== Records to use ==
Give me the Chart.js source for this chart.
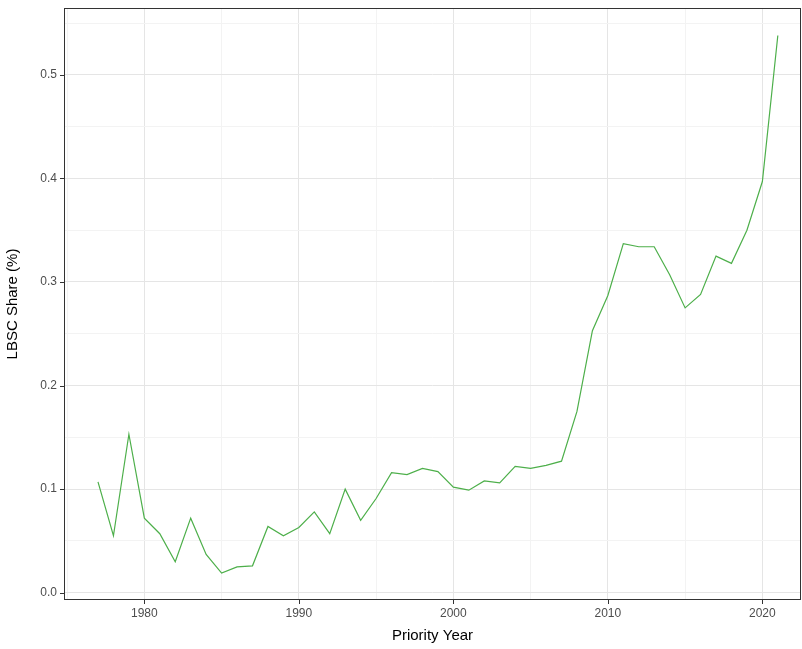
<!DOCTYPE html>
<html>
<head>
<meta charset="utf-8">
<script src="https://cdn.jsdelivr.net/npm/chart.js@4"></script>
<style>
  html, body { margin: 0; padding: 0; background: #fff; }
  #wrap { width: 802px; height: 649px; }
</style>
</head>
<body>
<div id="wrap"><canvas id="chart"></canvas></div>
<script>
// Priority years and LBSC share values
var years = [1977, 1978, 1979, 1980, 1981, 1982, 1983, 1984, 1985, 1986, 1987, 1988, 1989, 1990,
  1991, 1992, 1993, 1994, 1995, 1996, 1997, 1998, 1999, 2000, 2001, 2002, 2003, 2004, 2005,
  2006, 2007, 2008, 2009, 2010, 2011, 2012, 2013, 2014, 2015, 2016, 2017, 2018, 2019, 2020, 2021];
var share = [0.107, 0.055, 0.153, 0.072, 0.057, 0.030, 0.072, 0.037, 0.019, 0.025, 0.026, 0.064,
  0.055, 0.063, 0.078, 0.057, 0.100, 0.070, 0.091, 0.116, 0.114, 0.120, 0.117, 0.102, 0.099,
  0.108, 0.106, 0.122, 0.120, 0.123, 0.127, 0.175, 0.253, 0.287, 0.337, 0.334, 0.334, 0.307,
  0.275, 0.288, 0.325, 0.318, 0.350, 0.397, 0.538];
var xTicks = [1980, 1990, 2000, 2010, 2020];
var yTicks = [0, 0.1, 0.2, 0.3, 0.4, 0.5];

var FONT = "'Liberation Sans', Arial, sans-serif";
var points = years.map(function (y, i) { return { x: y, y: share[i] }; });

function isMajor(v, step) {
  return Math.abs(v / step - Math.round(v / step)) < 1e-6;
}

new Chart(document.getElementById('chart'), {
  type: 'line',
  data: {
    datasets: [{
      data: points,
      borderColor: '#4daf4a',
      borderWidth: 1.2,
      pointRadius: 0,
      tension: 0,
      fill: false
    }]
  },
  options: {
    responsive: true,
    maintainAspectRatio: false,
    animation: false,
    layout: { padding: { top: 8, right: 1, left: 0, bottom: 0 } },
    plugins: { legend: { display: false }, tooltip: { enabled: false } },
    scales: {
      x: {
        type: 'linear',
        min: 1974.8,
        max: 2022.5,
        afterBuildTicks: function (axis) {
          var t = [];
          for (var v = 1975; v <= 2020; v += 5) t.push({ value: v });
          axis.ticks = t;
        },
        afterFit: function (axis) { axis.height = 49; axis.paddingRight = 0; axis.paddingLeft = 0; },
        ticks: {
          color: '#4d4d4d',
          font: { family: FONT, size: 12 },
          padding: 6,
          maxRotation: 0,
          autoSkip: false,
          callback: function (v) { return isMajor(v, 10) ? String(v) : ''; }
        },
        grid: {
          color: function (ctx) { return isMajor(ctx.tick.value, 10) ? '#e5e5e5' : '#f3f3f3'; },
          drawTicks: false,
          lineWidth: 1
        },
        border: { display: false },
        title: { display: true, text: 'Priority Year', color: '#000', font: { family: FONT, size: 15 }, padding: { top: 2 } }
      },
      y: {
        min: -0.007,
        max: 0.5645,
        afterBuildTicks: function (axis) {
          var t = [];
          for (var i = 0; i <= 11; i++) t.push({ value: i * 0.05 });
          axis.ticks = t;
        },
        afterFit: function (axis) { axis.width = 64; axis.paddingTop = 0; axis.paddingBottom = 0; },
        ticks: {
          color: '#4d4d4d',
          font: { family: FONT, size: 12 },
          padding: 7,
          autoSkip: false,
          callback: function (v) { return isMajor(v, 0.1) ? v.toFixed(1) : ''; }
        },
        grid: {
          color: function (ctx) { return isMajor(ctx.tick.value, 0.1) ? '#e5e5e5' : '#f3f3f3'; },
          drawTicks: false,
          lineWidth: 1
        },
        border: { display: false },
        title: { display: true, text: 'LBSC Share (%)', color: '#000', font: { family: FONT, size: 15 }, padding: { bottom: 2 } }
      }
    }
  },
  plugins: [{
    id: 'frame',
    afterDraw: function (chart) {
      var a = chart.chartArea, c = chart.ctx;
      var sx = chart.scales.x, sy = chart.scales.y;
      c.save();
      c.strokeStyle = '#333';
      c.lineWidth = 1;
      c.strokeRect(a.left + 0.5, a.top + 0.5, a.right - a.left - 1, a.bottom - a.top - 1);
      c.beginPath();
      xTicks.forEach(function (v) {
        var px = Math.round(sx.getPixelForValue(v)) + 0.5;
        c.moveTo(px, a.bottom); c.lineTo(px, a.bottom + 4);
      });
      yTicks.forEach(function (v) {
        var py = Math.round(sy.getPixelForValue(v)) + 0.5;
        c.moveTo(a.left, py); c.lineTo(a.left - 4, py);
      });
      c.stroke();
      c.restore();
    }
  }]
});
</script>
</body>
</html>
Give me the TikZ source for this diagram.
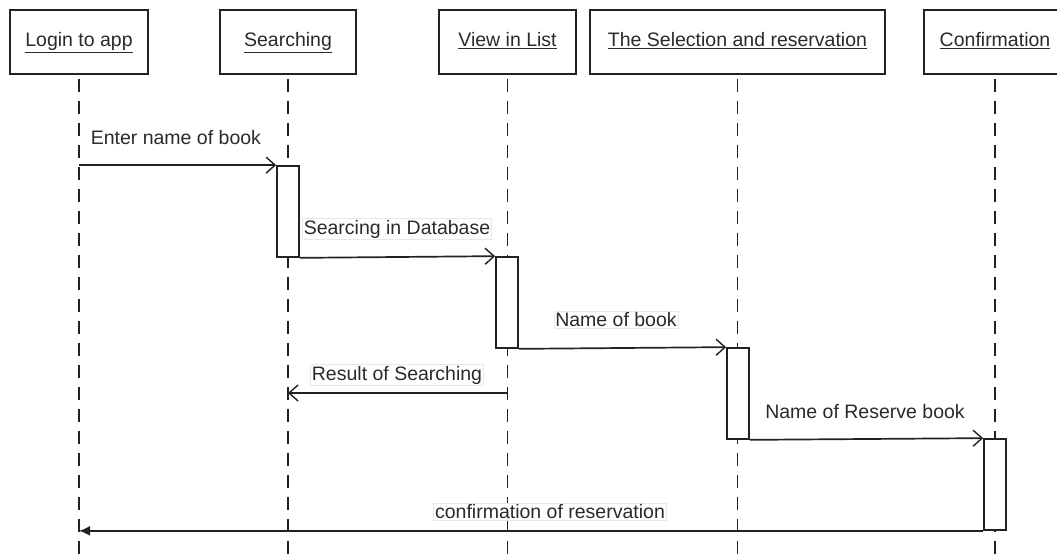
\documentclass[tikz,border=0pt]{standalone}
\usepackage{fontspec}
\setmainfont{Liberation Sans}
\usetikzlibrary{arrows.meta}
\definecolor{ink}{HTML}{222222}
\definecolor{txt}{HTML}{2A2A2A}
% header title: underlined, baseline set 5pt below the box centre
\newcommand{\headtext}[1]{\raisebox{-5pt}[0pt][0pt]{\underline{#1}}}
\tikzset{
  head/.style={draw=ink, line width=1.8pt, fill=white, minimum height=64pt,
    text=txt, inner sep=0pt},
  life/.style={draw=ink, line width=1.7pt, dash pattern=on 13pt off 9pt},
  act/.style={draw=ink, line width=1.7pt, fill=white, minimum width=22pt,
    minimum height=91pt, inner sep=0pt},
  msg/.style={draw=ink, line width=1.7pt, -{Straight Barb[length=9pt,width=16pt,line width=1.4pt]}},
  reply/.style={draw=ink, line width=1.7pt, -{Latex[length=11pt,width=10pt]}},
  lbl/.style={text=txt, draw=black!9, line width=0.6pt, fill=white, inner sep=1.5pt},
}
\begin{document}
\begin{tikzpicture}[x=1pt, y=-1pt, font=\fontsize{19.5}{23}\selectfont]
\useasboundingbox (0,0) rectangle (1057,559);
\clip (0,0) rectangle (1057,559);
\fill[white] (0,0) rectangle (1057,559);

% lifeline bottoms and the level of the returned result
\coordinate (bottom) at (0,560);
\coordinate (res) at (0,393);

% participant heads
\node[head, minimum width=138pt] (login)   at (79,42)    {\headtext{Login to app}};
\node[head, minimum width=136pt] (search)  at (288,42)   {\headtext{Searching}};
\node[head, minimum width=137pt] (view)    at (507.5,42) {\headtext{View in List}};
\node[head, minimum width=295pt] (select)  at (737.5,42) {\headtext{The Selection and reservation}};
\node[head, minimum width=142pt] (confirm) at (995,42)   {\headtext{Confirmation}};

% lifelines
\draw[life] ([yshift=-4pt]login.south)   -- (login.south |- bottom);
\draw[life] ([yshift=-4pt]search.south)  -- (search.south |- bottom);
\draw[life] ([yshift=-4pt]view.south)    -- (view.south |- bottom);
\draw[life] ([yshift=-4pt]select.south)  -- (select.south |- bottom);
\draw[life] ([yshift=-4pt]confirm.south) -- (confirm.south |- bottom);

% activation bars
\node[act] (a1) at (288,211.5) {};
\node[act] (a2) at (507,302.5) {};
\node[act] (a3) at (738,393.5) {};
\node[act] (a4) at (995,484.5) {};

% messages
\draw[msg] (login.south |- a1.north) -- (a1.north west);
\draw[msg] (a1.south east) -- (a2.north west);
\draw[msg] (a2.south east) -- (a3.north west);
\draw[msg] (view.south |- res) -- (search.south |- res);
\draw[msg] (a3.south east) -- (a4.north west);
\draw[reply] (a4.south west) -- (login.south |- a4.south);

% message labels
\node[lbl, draw=none, anchor=west] (m1) at (89,138) {Enter name of book};
\node[lbl] (m2) at (397,229) {Searcing in Database};
\node[lbl] (m3) at (616,320) {Name of book};
\node[lbl] (m4) at (397,375) {Result of Searching};
\node[lbl, draw=none] (m5) at (865,412) {Name of Reserve book};
\node[lbl] (m6) at (550,512) {confirmation of reservation};
\end{tikzpicture}
\end{document}
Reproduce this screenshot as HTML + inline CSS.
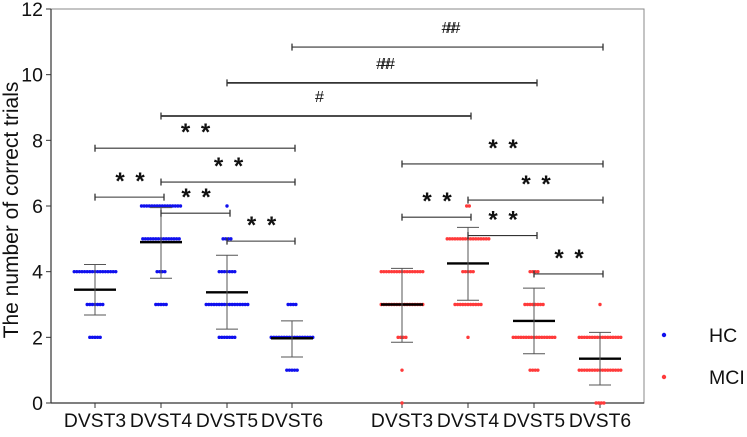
<!DOCTYPE html>
<html><head><meta charset="utf-8"><style>
body{margin:0;background:#fff}
svg text{font-family:"Liberation Sans",Arial,sans-serif}
</style></head><body>
<svg id="c" width="747" height="432" xmlns="http://www.w3.org/2000/svg"></svg>
<script>
const categories=["DVST3","DVST4","DVST5","DVST6","DVST3","DVST4","DVST5","DVST6"];
const groups=["HC","HC","HC","HC","MCI","MCI","MCI","MCI"];
// counts per value: [value, count]
const dotCounts=[
 [[4,17],[3,7],[2,5]],
 [[6,16],[5,15],[4,4],[3,5]],
 [[6,1],[5,4],[4,7],[3,17],[2,7]],
 [[3,4],[2,17],[1,5]],
 [[4,17],[3,17],[2,4],[1,1],[0,1]],
 [[6,2],[5,17],[4,5],[3,11],[2,1]],
 [[4,4],[3,8],[2,17],[1,4]],
 [[3,1],[2,17],[1,17],[0,4]]
];
const means=[3.45,4.9,3.37,1.97,3.0,4.25,2.5,1.35];
const sdLow=[2.68,3.8,2.25,1.4,1.85,3.13,1.5,0.55];
const sdHigh=[4.22,5.95,4.5,2.5,4.1,5.35,3.5,2.15];
const yTicks=[0,2,4,6,8,10,12];
// brackets: [fromCat, toCat, yValue, label]
const brackets=[
 [0,1,6.27,"* *"],[1,3,6.73,"* *"],[1,2,5.78,"* *"],[2,3,4.93,"* *"],[0,3,7.76,"* *"],
 [1,5,8.74,"#"],[2,6,9.75,"###"],[3,7,10.84,"###"],
 [4,5,5.66,"* *"],[5,7,6.18,"* *"],[4,7,7.28,"* *"],[5,6,5.1,"* *"],[6,7,3.93,"* *"]
];
const catX=[95,161,227,292,402,468,534,600];
const NS="http://www.w3.org/2000/svg";
const svg=document.getElementById('c');
const X0=51,X1=644,Y0=403,Y1=9;
function y(v){return Y0-(v/12)*(Y0-Y1);}
function x(i){return catX[i];}
function mk(t,a,p){const e=document.createElementNS(NS,t);for(const k in a)e.setAttribute(k,a[k]);(p||svg).appendChild(e);return e;}
let f=mk('rect',{x:X0,y:Y1,width:X1-X0,height:Y0-Y1,fill:'none',stroke:'#888','stroke-width':1});


let ax=mk('line',{x1:X0,x2:X1,y1:Y0,y2:Y0,stroke:'#333','stroke-width':1.2});


let ay=mk('line',{x1:X0,x2:X0,y1:Y1,y2:Y0,stroke:'#333','stroke-width':1.2});


yTicks.forEach(t=>{
 let l=mk('line',{x1:X0-5,x2:X0,y1:y(t),y2:y(t),stroke:'#333'});
 
 
 let tx=mk('text',{x:X0-8,y:y(t)+7,'text-anchor':'end','font-size':19.5,fill:'#111'});tx.textContent=t;
 
 
});
let yt=mk('text',{x:0,y:0,transform:'translate(18,210) rotate(-90)','text-anchor':'middle','font-size':21,fill:'#111'});
yt.textContent='The number of correct trials';


categories.forEach((c,i)=>{
 let l=mk('line',{x1:x(i),x2:x(i),y1:Y0,y2:Y0+5,stroke:'#333'});
 
 
 let t=mk('text',{x:x(i),y:427,'text-anchor':'middle','font-size':19.3,fill:'#111'});t.textContent=c;
 
 
});
categories.forEach((c,i)=>{
 const col=groups[i]==='HC'?'#1010ee':'#ff3a3a';
 dotCounts[i].forEach(([v,n])=>{
  for(let k=0;k<n;k++){
   const dx=(k-(n-1)/2)*2.6;
   let d=mk('circle',{cx:x(i)+dx,cy:y(v),r:1.7,fill:col});
   
   
  }
 });
});
categories.forEach((c,i)=>{
 let m=mk('line',{x1:x(i)-21,x2:x(i)+21,y1:y(means[i]),y2:y(means[i]),stroke:'#000','stroke-width':2.4});
 
 
 let v=mk('line',{x1:x(i),x2:x(i),y1:y(sdLow[i]),y2:y(sdHigh[i]),stroke:'#555','stroke-width':1});
 
 
 [sdLow[i],sdHigh[i]].forEach(s=>{
  let cp=mk('line',{x1:x(i)-11,x2:x(i)+11,y1:y(s),y2:y(s),stroke:'#555','stroke-width':1});
  
  
 });
});
brackets.forEach(([a,b,v,lab])=>{
 const yy=y(v);
 let g=mk('g',{});
 
 
 const thick=lab==='#'||(lab==='###'&&b===6)?1.8:1.1;
 mk('line',{x1:x(a),x2:x(b)+3,y1:yy,y2:yy,stroke:'#333','stroke-width':thick},g);
 mk('line',{x1:x(a),x2:x(a),y1:yy-3.5,y2:yy+3.5,stroke:'#333','stroke-width':1.3},g);
 mk('line',{x1:x(b)+3,x2:x(b)+3,y1:yy-3.5,y2:yy+3.5,stroke:'#333','stroke-width':1.3},g);
 const isHash=lab.startsWith('#');
 let t=mk('text',{x:(x(a)+x(b))/2+3,y:yy-(isHash?14:8),'text-anchor':'middle','font-size':isHash?16:24,'font-weight':isHash?'normal':'bold','letter-spacing':isHash?-4:2,fill:'#111'},g);
 t.textContent=lab;
 
 
});
[["HC","#1010ee",335],["MCI","#ff3a3a",377]].forEach(([n,c,yy])=>{
 let g=mk('g',{});
 
 
 mk('circle',{cx:664,cy:yy,r:2.2,fill:c},g);
 let t=mk('text',{x:709,y:yy+7,'font-size':19.5,fill:'#111'},g);t.textContent=n;
});
</script>
</body></html>
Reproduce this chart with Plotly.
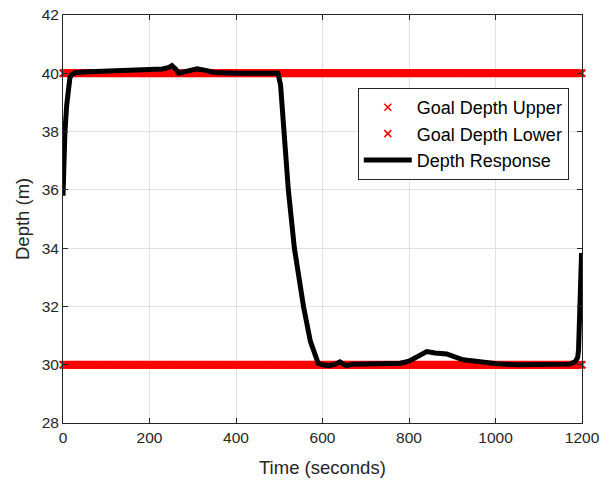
import numpy as np
import plotly.graph_objects as go

# Goal depths (m) sampled across the run
goal_time = np.arange(0, 1201, 1)
goal_upper = 40.0
goal_lower = 30.0

# Measured depth response
resp_time = [0, 2, 4.5, 8.5, 12, 16, 20, 30, 60, 100, 150, 200, 230, 245, 252,
             260, 268, 280, 300, 310, 330, 350, 400, 450, 490, 497, 503, 511,
             521, 535, 556, 572, 582, 590, 600, 615, 630, 640, 648, 655, 670,
             700, 750, 780, 800, 820, 841, 860, 887, 925, 964, 1003, 1050,
             1100, 1150, 1172, 1184, 1190, 1192, 1195.5, 1199]
resp_depth = [35.8, 37.2, 38.0, 38.9, 39.6, 39.85, 39.95, 40.03, 40.05, 40.07,
              40.1, 40.13, 40.15, 40.2, 40.26, 40.15, 40.0, 40.05, 40.12, 40.15,
              40.1, 40.03, 40.0, 40.0, 40.0, 40.0, 39.6, 38.0, 36.0, 34.0, 32.0,
              30.8, 30.3, 30.05, 30.0, 29.97, 30.02, 30.1, 30.02, 29.97, 30.02,
              30.02, 30.03, 30.05, 30.12, 30.3, 30.45, 30.4, 30.37, 30.17, 30.08,
              30.03, 30.0, 30.0, 30.0, 30.02, 30.1, 30.25, 30.5, 32.0, 33.83]

x_ticks = [0, 200, 400, 600, 800, 1000, 1200]
y_ticks = [28, 30, 32, 34, 36, 38, 40, 42]

FONT = "Liberation Sans, Arial, Helvetica, sans-serif"
INK = "#262626"

goal_marker = dict(symbol="x-thin", size=7, color="#ff0000",
                   line=dict(color="#ff0000", width=1.5))

fig = go.Figure()
fig.add_trace(go.Scatter(
    x=goal_time, y=[goal_upper] * len(goal_time), mode="markers",
    name="Goal Depth Upper", cliponaxis=False, marker=goal_marker,
))
fig.add_trace(go.Scatter(
    x=goal_time, y=[goal_lower] * len(goal_time), mode="markers",
    name="Goal Depth Lower", cliponaxis=False, marker=goal_marker,
))
fig.add_trace(go.Scatter(
    x=resp_time, y=resp_depth, mode="lines", name="Depth Response",
    line=dict(color="#000000", width=5),
))

axis_common = dict(
    showline=True, linecolor=INK, linewidth=1, mirror="ticks",
    ticks="inside", ticklen=5, tickcolor=INK, tickwidth=1,
    showgrid=True, gridcolor="#e1e1e1", gridwidth=1, zeroline=False,
    automargin=False,
    tickfont=dict(family=FONT, size=15.5, color=INK),
)

fig.update_xaxes(range=[0, 1200], tickvals=x_ticks, **axis_common)
fig.update_yaxes(range=[28, 42], tickvals=y_ticks, **axis_common)

title_font = dict(family=FONT, size=18.5, color=INK)
fig.add_annotation(text="Time (seconds)", xref="paper", yref="paper",
                   x=0.5, y=-0.108, xanchor="center", yanchor="middle",
                   showarrow=False, font=title_font)
fig.add_annotation(text="Depth (m)", xref="paper", yref="paper",
                   x=-0.079, y=0.5, xanchor="center", yanchor="middle",
                   textangle=-90, showarrow=False, font=title_font)

fig.update_layout(
    width=610, height=480,
    margin=dict(l=63, r=28, t=15, b=57),
    paper_bgcolor="white", plot_bgcolor="white",
    font=dict(family=FONT, color=INK),
    legend=dict(
        x=0.568, y=0.821, xanchor="left", yanchor="top",
        bgcolor="white", bordercolor=INK, borderwidth=1,
        font=dict(family=FONT, size=18, color="#000000"),
        itemwidth=48, tracegroupgap=0,
    ),
)

fig.write_html("out.html")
===
Task requirements -
Please give again the entries word for word, starting at the first line and ending with the line that contains "var points = years.map(function"; include both of those lines but none of the pictures.

Answer -
Give me the Chart.js source for this chart.
<!DOCTYPE html>
<html>
<head>
<meta charset="utf-8">
<script src="https://cdn.jsdelivr.net/npm/chart.js@4"></script>
<style>
  html, body { margin: 0; padding: 0; background: #fff; }
  #wrap { width: 802px; height: 649px; }
</style>
</head>
<body>
<div id="wrap"><canvas id="chart"></canvas></div>
<script>
// Priority years and LBSC share values
var years = [1977, 1978, 1979, 1980, 1981, 1982, 1983, 1984, 1985, 1986, 1987, 1988, 1989, 1990,
  1991, 1992, 1993, 1994, 1995, 1996, 1997, 1998, 1999, 2000, 2001, 2002, 2003, 2004, 2005,
  2006, 2007, 2008, 2009, 2010, 2011, 2012, 2013, 2014, 2015, 2016, 2017, 2018, 2019, 2020, 2021];
var share = [0.107, 0.055, 0.153, 0.072, 0.057, 0.030, 0.072, 0.037, 0.019, 0.025, 0.026, 0.064,
  0.055, 0.063, 0.078, 0.057, 0.100, 0.070, 0.091, 0.116, 0.114, 0.120, 0.117, 0.102, 0.099,
  0.108, 0.106, 0.122, 0.120, 0.123, 0.127, 0.175, 0.253, 0.287, 0.337, 0.334, 0.334, 0.307,
  0.275, 0.288, 0.325, 0.318, 0.350, 0.397, 0.538];
var xTicks = [1980, 1990, 2000, 2010, 2020];
var yTicks = [0, 0.1, 0.2, 0.3, 0.4, 0.5];

var FONT = "'Liberation Sans', Arial, sans-serif";
var points = years.map(function (y, i) { return { x: y, y: share[i] }; });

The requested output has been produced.